Harta kekayaan suami istri, bergerak ataupun tidak bergerak yang muncul selama pernikahan termasuk dalam harta bersama. Suami istri tidak boleh melakukan transaksi apapun tanpa seizin dan sepengetahuan dari suami atau istri. Hal ini tentunya sejalan dengan pernyataan dari Pasal 36 ayat (1) UUP  yang berbunyi: Mengenai harta bersama, suami istri dapat bertindak atas persetujuan kedua belah pihak”

Senada dengan aturan pasal di atas, Kompilasi Hukum Islam juga mengatur ketidakbolehannya suami atau istri dalam menjual serta memindahkan harta bersama tanpa adanya persetujuan dari pihak lain (Pasal 92). Dengan demikian, jikalau suami istri tersebut menjual dan mengalihkan harta bersama tanpa persetujuan dari suami atau istri, maka bisa mengajukan pembatalan ke pengadilan.

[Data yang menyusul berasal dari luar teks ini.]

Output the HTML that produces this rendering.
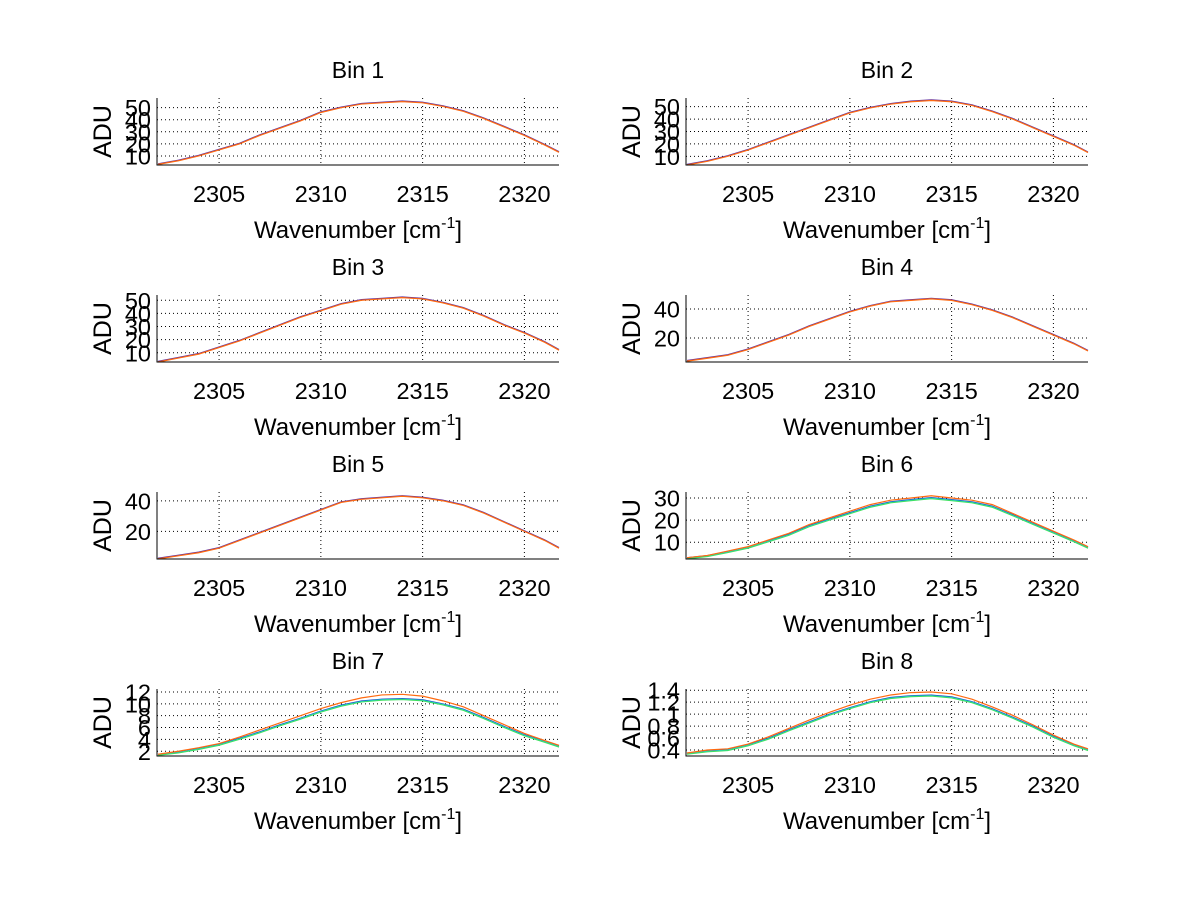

Bagaimana dengan masalah hutang-piutang yang dilakukan suami istri tanpa sepengetahuan pihak lain. siapa yang berkewajiban untuk membayarnya dan harta mana yang akan diambil. Hutang sebagaimana penjelasan di atas  hutang merupakan harta bersama dalam bentuk passiva.  Hal ini sudah diatur dalam Pasal 93 Kompilasi hukum Islam (KHI), sebagai berikut:

  1. Pertanggungjawaban terhadap hutang suami atau istri dibebankan pada hartanya masing-masing.
  2. Pertanggungjawaban terhadap hutang yang dilakukan untuk kepentingan keluarga, dibebankan kepada harta bersama.
  3. Bila harta bersama tidak mencukupi, dibebankan kepada harta suami.
  4. Bila harta suami tidak ada atau mencukupi dibebankan kepada harta istri.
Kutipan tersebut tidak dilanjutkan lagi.